Всё, что случилось у них в семье, было ее виной. Ее, и никого другого…
Андрей впервые пришел в Центр психологической консультации и, несмотря на отвратное настроение, не смог не улыбнуться: вокруг царил такой мир психологического комфорта, что просто, как говорила его бабка в детстве, «Божики мои!». Играла тихая музыка, завораживающе-медленно, весьма успокаивающе для нервов плавали рыбки в аквариуме, на полу лежали мягкие ковры, заглушавшие и без того несуетливые передвижения медперсонала. В высокие окна било солнце, и Андрей зажмурился, на секунду пожелав быть на месте любого из сидящих здесь по своим, психологическим проблемам, товарищей.
Его же нынешняя психологическая дилемма заключалась, как в классическом романе, между долгом и чувством: долг повелевал немедленно нестись к Маше и выспросить до донышка у нее и у Натальи все про ныне покойного супруга и отчима.
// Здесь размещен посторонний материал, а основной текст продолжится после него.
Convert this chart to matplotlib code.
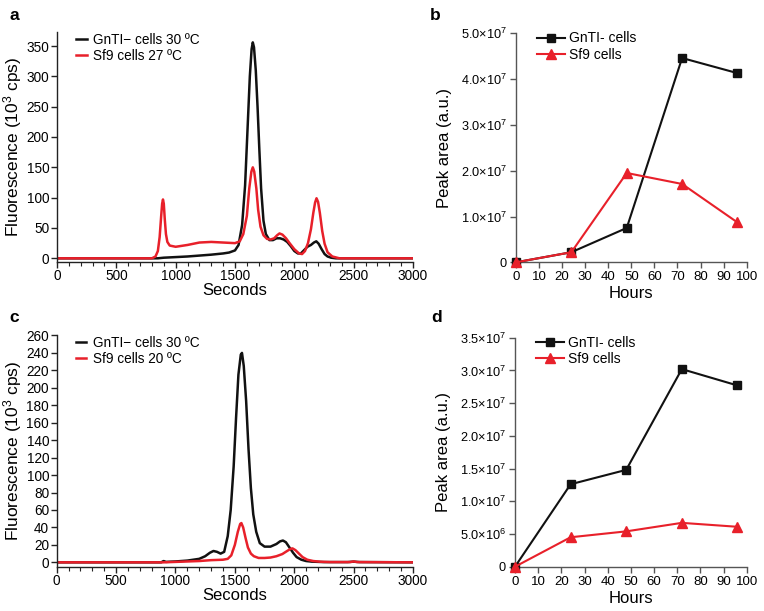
import numpy as np
import matplotlib
matplotlib.use("Agg")
import matplotlib.pyplot as plt

plt.rcParams['font.family'] = ['Liberation Sans', 'DejaVu Sans']
plt.rcParams['mathtext.fontset'] = 'custom'
plt.rcParams['mathtext.rm'] = 'Liberation Sans'
plt.rcParams['mathtext.it'] = 'Liberation Sans:italic'
plt.rcParams['mathtext.bf'] = 'Liberation Sans:bold'

RED = '#e8202a'
BLACK = '#111111'

# panel a: chromatograms (seconds, 10^3 cps)
a_gnt_t = [0, 850, 900, 1000, 1100, 1200, 1300, 1400, 1450, 1500, 1530, 1560, 1585, 1605,
           1625, 1640, 1650, 1660, 1675, 1690, 1705, 1720, 1740, 1760, 1790, 1820, 1850,
           1880, 1910, 1940, 1970, 2000, 2030, 2055, 2080, 2110, 2140, 2165, 2185, 2205,
           2230, 2255, 2280, 2310, 2350, 3000]
a_gnt_v = [0, 0, 1, 2, 3, 4.5, 6, 8, 9.5, 13, 22, 55, 120, 210, 300, 345, 356, 348, 310,
           250, 180, 115, 62, 40, 30, 30, 33, 33, 31, 27, 20, 12, 8, 8, 13, 19, 22, 26, 28,
           24, 15, 7, 3, 1, 0, 0]
a_sf9_t = [0, 800, 830, 850, 865, 878, 886, 893, 900, 908, 918, 930, 950, 1000, 1100, 1200,
           1300, 1400, 1500, 1540, 1570, 1600, 1620, 1638, 1650, 1662, 1680, 1695, 1715,
           1740, 1770, 1800, 1830, 1855, 1875, 1900, 1930, 1960, 2000, 2040, 2065, 2090,
           2115, 2140, 2160, 2175, 2187, 2200, 2215, 2235, 2255, 2280, 2320, 2380, 3000]
a_sf9_v = [0, 0, 3, 12, 35, 70, 90, 97, 90, 65, 40, 27, 21, 19, 22, 26, 27, 26, 25, 28, 40,
           70, 115, 143, 150, 143, 115, 80, 52, 38, 32, 31, 33, 38, 41, 39, 33, 25, 15, 8,
           7, 12, 25, 48, 75, 92, 99, 93, 75, 45, 24, 10, 3, 0, 0]

# panel c: chromatograms
c_gnt_t = [0, 880, 900, 920, 1000, 1100, 1200, 1250, 1290, 1320, 1350, 1380, 1410, 1440,
           1465, 1490, 1510, 1530, 1550, 1560, 1575, 1595, 1615, 1635, 1655, 1680, 1710,
           1750, 1800, 1850, 1880, 1905, 1930, 1960, 1990, 2020, 2060, 2100, 2150, 2250,
           2450, 2500, 2550, 3000]
c_gnt_v = [0, 0, 1.5, 0.5, 1, 2, 4, 7, 11, 13, 12, 10, 12, 30, 60, 110, 165, 215, 238, 240,
           225, 185, 130, 85, 55, 35, 22, 18, 18, 21, 24, 25, 23, 17, 11, 6, 3, 1.5, 0.8,
           0.3, 0.3, 0.8, 0.3, 0]
c_sf9_t = [0, 900, 1000, 1100, 1200, 1300, 1400, 1440, 1470, 1500, 1525, 1545, 1555, 1570,
           1590, 1610, 1635, 1660, 1700, 1750, 1800, 1850, 1900, 1940, 1970, 1985, 2010,
           2040, 2070, 2110, 2160, 2220, 2300, 2470, 2500, 2530, 3000]
c_sf9_v = [0, 0, 0.5, 1, 1.5, 2.5, 3, 4, 8, 20, 35, 44, 45, 40, 28, 17, 10, 7, 5, 5, 5.5,
           7, 9.5, 13, 15.5, 16, 14, 10, 6, 3, 1.5, 0.7, 0.3, 0.3, 1, 0.3, 0]

# panels b, d: peak area vs hours
hours = [0, 24, 48, 72, 96]
b_gnt = [0, 2.2e6, 7.5e6, 4.46e7, 4.13e7]
b_sf9 = [0, 2.2e6, 1.95e7, 1.71e7, 8.7e6]
d_gnt = [0, 1.26e7, 1.48e7, 3.02e7, 2.77e7]
d_sf9 = [0, 4.5e6, 5.4e6, 6.7e6, 6.1e6]

b_ticks = [0, 1e7, 2e7, 3e7, 4e7, 5e7]
b_labels = ['0', '1.0×10$^{\\mathrm{7}}$', '2.0×10$^{\\mathrm{7}}$', '3.0×10$^{\\mathrm{7}}$',
            '4.0×10$^{\\mathrm{7}}$', '5.0×10$^{\\mathrm{7}}$']
d_ticks = [0, 5e6, 1e7, 1.5e7, 2e7, 2.5e7, 3e7, 3.5e7]
d_labels = ['0', '5.0×10$^{\\mathrm{6}}$', '1.0×10$^{\\mathrm{7}}$', '1.5×10$^{\\mathrm{7}}$',
            '2.0×10$^{\\mathrm{7}}$', '2.5×10$^{\\mathrm{7}}$', '3.0×10$^{\\mathrm{7}}$',
            '3.5×10$^{\\mathrm{7}}$']

W, H = 764, 611
fig = plt.figure(figsize=(W / 100, H / 100), dpi=100)


def rect(x0, x1, ytop, ybot):
    return [x0 / W, 1 - ybot / H, (x1 - x0) / W, (ybot - ytop) / H]


def chrom(ax, gt, gv, st, sv, ylim, ystep, labels):
    ax.plot(gt, gv, color=BLACK, lw=1.8, label=labels[0])
    ax.plot(st, sv, color=RED, lw=1.8, label=labels[1])
    ax.set_xlim(0, 3000)
    ax.set_ylim(*ylim)
    ax.set_xticks(np.arange(0, 3001, 500))
    ax.set_xticks(np.arange(0, 3001, 100), minor=True)
    ax.set_yticks(np.arange(0, ylim[1], ystep))
    for s in ['top', 'right']:
        ax.spines[s].set_visible(False)
    for s in ['left', 'bottom']:
        ax.spines[s].set_linewidth(1.0)
        ax.spines[s].set_color('#222222')
    ax.tick_params(which='major', length=4, width=1.0, labelsize=9.8, color='#222222',
                   pad=1.5)
    ax.tick_params(which='minor', length=3, width=0.8, color='#222222')
    ax.set_xlabel('Seconds', fontsize=12)
    ax.set_ylabel('Fluorescence (10$^{\\mathrm{3}}$ cps)', fontsize=12.5)
    ax.xaxis.set_label_coords(0.5, -0.092)
    ax.yaxis.set_label_coords(-0.093, 0.5)
    ax.xaxis.label.set_va('top')
    ax.legend(loc='upper left', bbox_to_anchor=(0.053, 0.995), frameon=False,
              fontsize=9.8, handlelength=0.8, handletextpad=0.45, labelspacing=0.15,
              borderpad=0, borderaxespad=0)


def timecourse(ax, gnt, sf9, ticks, labels):
    ax.plot(hours, gnt, color=BLACK, lw=1.5, marker='s', ms=5.5, label='GnTI- cells',
            clip_on=False, zorder=3)
    ax.plot(hours, sf9, color=RED, lw=1.5, marker='^', ms=6.5, label='Sf9 cells',
            clip_on=False, zorder=4)
    ax.set_xlim(0, 100)
    ax.set_ylim(0, ticks[-1])
    ax.set_xticks(np.arange(0, 101, 10))
    ax.set_yticks(ticks)
    ax.set_yticklabels(labels)
    for s in ['top', 'right']:
        ax.spines[s].set_visible(False)
    for s in ['left', 'bottom']:
        ax.spines[s].set_linewidth(1.0)
        ax.spines[s].set_color('#555555')
    ax.tick_params(axis='x', length=4, width=1.0, labelsize=9.5, color='#555555', pad=2.5)
    ax.tick_params(axis='y', length=4, width=1.0, labelsize=9.2, color='#555555', pad=2.5)
    ax.set_xlabel('Hours', fontsize=12)
    ax.set_ylabel('Peak area (a.u.)', fontsize=12)
    ax.xaxis.set_label_coords(0.5, -0.105)
    ax.yaxis.set_label_coords(-0.277, 0.5)
    ax.xaxis.label.set_va('top')
    ax.legend(loc='upper left', bbox_to_anchor=(0.09, 1.008), frameon=False,
              fontsize=10, handlelength=2.0, handletextpad=0.3, labelspacing=0.15,
              borderpad=0, borderaxespad=0)


ax_a = fig.add_axes(rect(57, 413, 31.7, 261.7))
chrom(ax_a, a_gnt_t, a_gnt_v, a_sf9_t, a_sf9_v, (-5.6, 373.6), 50,
      ['GnTI− cells 30 ºC', 'Sf9 cells 27 ºC'])

ax_c = fig.add_axes(rect(56.7, 413, 335, 566.7))
chrom(ax_c, c_gnt_t, c_gnt_v, c_sf9_t, c_sf9_v, (-5.0, 260.5), 20,
      ['GnTI− cells 30 ºC', 'Sf9 cells 20 ºC'])

ax_b = fig.add_axes(rect(516, 746.7, 33.3, 262.3))
timecourse(ax_b, b_gnt, b_sf9, b_ticks, b_labels)

ax_d = fig.add_axes(rect(515, 746.7, 337.7, 566.7))
timecourse(ax_d, d_gnt, d_sf9, d_ticks, d_labels)

for lab, x, y in [('a', 14, 15), ('b', 435, 15), ('c', 14, 317), ('d', 437, 317)]:
    fig.text(x / W, 1 - y / H, lab, fontsize=12.5, fontweight='bold', ha='center',
             va='center')

fig.savefig('out.png', dpi=100)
Чувство же взвизгивало наподобие Раневской: дай им отдышаться, дай прийти в себя… И за кулисами таких благородных побуждений поскуливало еще тише: она возненавидит тебя, и ее мать возненавидит, и даже если это поможет тебе найти убийцу, Машу ты потеряешь, мой бедный провинциальный Йорик, и навсегда.
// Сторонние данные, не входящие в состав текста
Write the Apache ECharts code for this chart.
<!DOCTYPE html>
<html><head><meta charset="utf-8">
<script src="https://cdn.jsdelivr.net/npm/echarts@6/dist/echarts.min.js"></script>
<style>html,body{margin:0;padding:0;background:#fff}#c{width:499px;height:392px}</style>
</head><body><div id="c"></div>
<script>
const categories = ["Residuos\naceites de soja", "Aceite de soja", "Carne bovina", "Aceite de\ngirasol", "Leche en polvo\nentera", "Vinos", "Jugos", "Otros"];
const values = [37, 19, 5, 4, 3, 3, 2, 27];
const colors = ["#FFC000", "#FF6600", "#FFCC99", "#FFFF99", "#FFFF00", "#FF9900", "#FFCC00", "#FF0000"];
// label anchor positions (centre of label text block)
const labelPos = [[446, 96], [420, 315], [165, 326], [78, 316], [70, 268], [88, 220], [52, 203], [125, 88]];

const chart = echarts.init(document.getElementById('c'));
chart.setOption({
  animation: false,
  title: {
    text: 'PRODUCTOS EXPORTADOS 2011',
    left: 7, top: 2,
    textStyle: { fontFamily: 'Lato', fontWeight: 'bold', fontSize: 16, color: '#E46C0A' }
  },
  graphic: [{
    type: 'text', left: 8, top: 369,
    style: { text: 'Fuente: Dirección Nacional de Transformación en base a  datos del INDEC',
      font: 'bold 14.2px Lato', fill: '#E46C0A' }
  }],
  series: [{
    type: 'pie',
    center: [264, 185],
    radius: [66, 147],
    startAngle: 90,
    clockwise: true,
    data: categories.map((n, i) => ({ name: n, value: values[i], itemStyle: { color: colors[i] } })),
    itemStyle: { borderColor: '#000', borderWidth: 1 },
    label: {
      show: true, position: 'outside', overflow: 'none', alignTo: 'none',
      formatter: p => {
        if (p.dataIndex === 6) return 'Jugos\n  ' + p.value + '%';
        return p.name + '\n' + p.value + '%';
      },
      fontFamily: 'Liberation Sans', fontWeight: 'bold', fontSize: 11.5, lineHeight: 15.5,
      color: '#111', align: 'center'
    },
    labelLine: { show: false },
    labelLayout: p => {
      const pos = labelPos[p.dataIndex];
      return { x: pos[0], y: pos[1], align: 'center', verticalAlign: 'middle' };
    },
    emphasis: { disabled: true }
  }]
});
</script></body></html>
Чтобы отвлечься от внутреннего навязчивого диалога, Андрей схватил со столика в фойе брошюрку и углубился в чтение: «…психолог помогает клиенту по-другому взглянуть на проблему; с помощью наших специалистов вы сможете узнать о себе что-то новое (Андрей хмыкнул: да, он очень рассчитывал узнать что-то новое, но не о себе, а об одном из специалистов, пролежавшем некоторое время в деревянной кукле)…сделать иные выводы из того, что происходило с вами на жизненном пути, получить новое понимание проблемы и, наконец, увидеть пути ее решения…»
«Неплохо, – подумал Андрей. – Может, сходить?» Он перевернул брошюрку и нашел прейскурант: Белов Юрий Аркадьевич, чья фотография красовалась на обложке брошюрки (как-никак Юрий Аркадьевич был руководителем «Психеи»), стоил около 200 евро за индивидуальную консультацию. И 250 – за индивидуальную консультацию ВИП. Андрей скривился. Интересно, что входит в консультацию ВИП: индивидуальный массаж для полнейшего расслабления пациента? Читать брошюрку сразу расхотелось: он не верил в консультации для ВИПов. Кроме того, даже если за такие деньги он получит «полное понимание» своей психологической проблемы, то вскорости перед ним встанут проблемы иные – чисто финансового плана.